Non occorre essere dei tecnici per valutare in base al documento – che comprende anche una dettagliata carta manoscritta ripiegata in cinque parti all’interno del volume – l’entità delle opere e la cura di cui furono oggetto in un ambiente sicuramente ostile. Un ambiente che solo grazie alla determinazione del barone vallesano Gaspare Stockalper, “re del Sempione”, era stato ben prima di Napoleone attraversato nel Seicento con un tracciato che ancora oggi porta il nome del barone e costituisce un’attrazione turistica nei mesi estivi.
“La strada che si consegna”, si legge nel documento (rivolto ovviamente all’istituzione napoleonica), “abbraccia una lunghezza di metri 7426. Il principio è determinato alla estremità del contromuro, ossia alla metà della piccola Casa d’Algabio, che sovrasta immediatamente alla strada. Il termine al Riale che precede le Case di San Marco, confine tra il territorio di Trasquera soggetta al Regno d’Italia, e il territorio di Gondo appartenente all’ex Vallese”. Alla relazione sono uniti il piano, il profilo della strada, il modello generale della struttura, il disegno dei ponti e quello delle Case cantoniere.
Dei cannoni previsti da Napoleone non si vide per fortuna neanche l’ombra. La strada servì invece a diligenze e carrozze che nel corso dell’Ottocento trasformano il Sempione in una delle vie d’accesso all’Italia dei “grand tour” e dei “voyages pittoresques”. Molto opportunamente gli Aliprandi in un quaderno pubblicato dal Circolo dell’Ossola si riferiscono, nell’illustrarne la genesi, alla “strada del Sempione pensata per la guerra, utilizzata per la pace”. Il percorso attraversa i paesi della valle: salendo, il primo centro è Varzo. Poi, percorrendo una valle sempre più stretta e con una strada più tortuosa, affiancata da cascine diroccate e case cantoniere abbandonate, si sfiora Trasquera, più a monte della strada, e infine le piccole frazioni di Iselle e Paglino, ove si trova il confine di Stato di Iselle.

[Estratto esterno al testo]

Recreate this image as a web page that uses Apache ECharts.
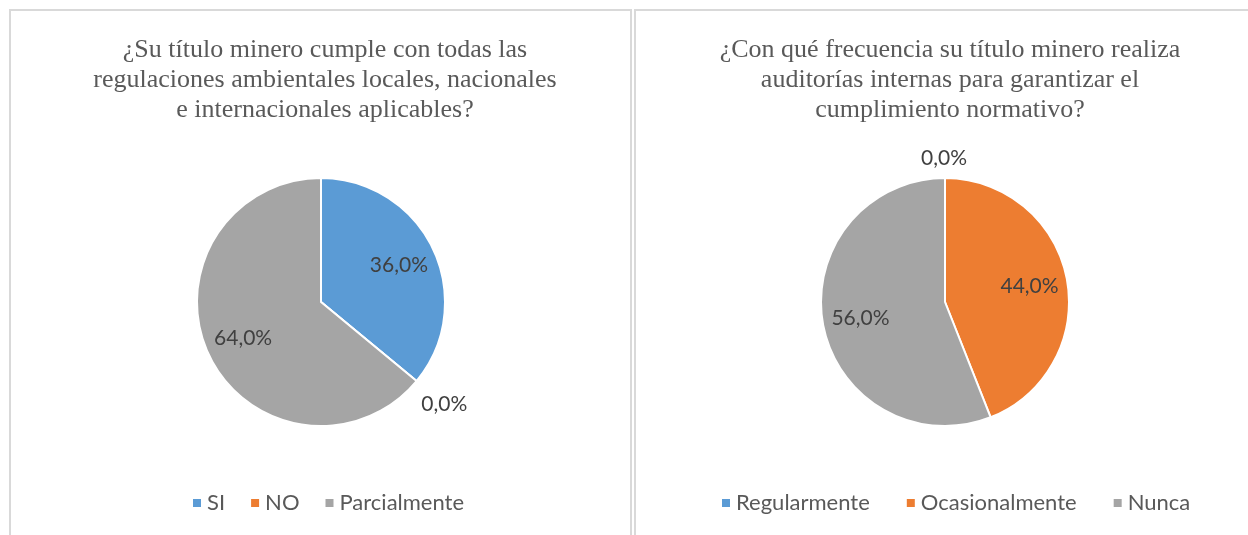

Particolare significativo: in un primo tempo fu un generale francese il capo dei lavori ma successivamente, come riferiscono gli Aliprandi sulla scorta delle loro ricerche, la direzione fu affidata all’ingegnere civile Nicola Céard, capo della ripartizione del Lemano, che si avvalse della collaborazione di tre tecnici italiani per la parte affidata alla Repubblica Cisalpina. Furono dunque i tecnici Gianella, Bossi e Viviani gli artefici della parte più impegnativa del percorso, le gole di Gondo oggi diventate un moderno paradiso del free climbing, risolta passando sulla riva sinistra della Diveria con due gallerie successive e un ponte sul torrente Frassinone. Finalmente il 9 ottobre 1805 dopo avere scavato come talpe, anche grazie agli italiani la strada fu aperta. Nella carta manoscritta firmata il 30 settembre 1811 dal direttore dei lavori è ben visibile la strada in rosso mentre in giallo viene illustrata la vecchia mulattiera Stockalper. Un ringraziamento va sicuramente rivolto, e questa è una sede per farlo, a Laura e Giorgio Aliprandi per aver riportato alla luce del sole questo capolavoro dell’operosità italiana di cui non si può che essere orgogliosi.